Undivided Jerusalem is ours.” Foreign Minister Shimon Peres, in a 1994
interview, said: “We have told the Palestinians this – we are very
adamant about our position. Jerusalem will not be redivided.
It will not be a Berlin... One cannot have two capitals in one city
because that would mean a division of Jerusalem. It is the historical
capital of Israel and Israel’s capital today.
... In summation, I would say that in the political sense, the issue of
Jerusalem is closed and it will remain the united capital of Israel.”
For these two men, discussion of Jerusalem in the final status talks
would relate only to matters of religious and social interests, not to
the political status of the city. Thus, in legal terms, Israel’s
position, as outlined by Prime Minister Netanyahu in his recent
Washington appearances, accurately reflected the longstanding bipartisan
position of the Israeli consensus.
IT IS this status of Jerusalem that President Obama apparently seeks to
modify. He cannot challenge Israel’s title directly. By confirming the
’67 line he seeks to posit that Israel lacks title in east Jerusalem.

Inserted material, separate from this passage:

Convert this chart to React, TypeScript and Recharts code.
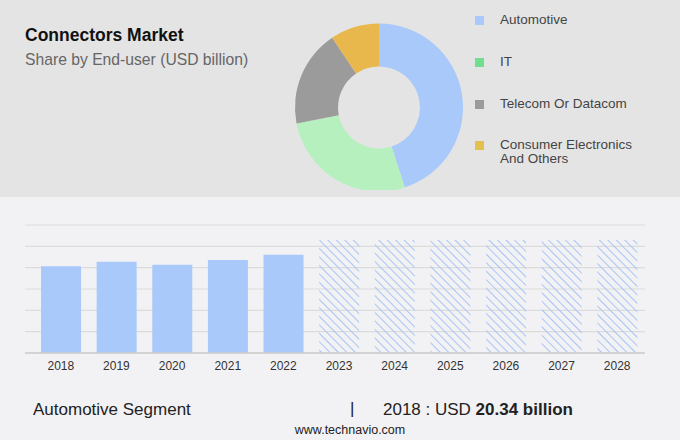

However, both the facts and the law regarding Israel’s claim are clear
and decisive. Prime Minister Netanyahu was therefore fully justified,
and even compelled, to adhere to the pattern of his predecessors in
declaring categorically that the ’67 lines are not the starting point
for any negotiations. Those lines were armistice lines, and no more.
Netanyahu was unable to allow the United States to conceive, even for a
moment, that Israel could accept a dictat about the status of Jerusalem.
It is Israel’s contention that anything proposing the redivision of
Jerusalem is destructive of the search for peace.
Acceptance of Obama’s reference to the June ’67 lines means acceptance
of a scheme to divest Israel of its title to Jerusalem “complete and
united.”
This, in Israel’s view, is not compatible with the search for peace.
Anyone suggesting that Israel accept Obama’s proposals for negotiations
should first ponder the implications of those proposals for Israel’s
capital, Jerusalem.
The writer is a professor at the Hebrew University of Jerusalem and the author of Jerusalem in America’s Foreign Policy.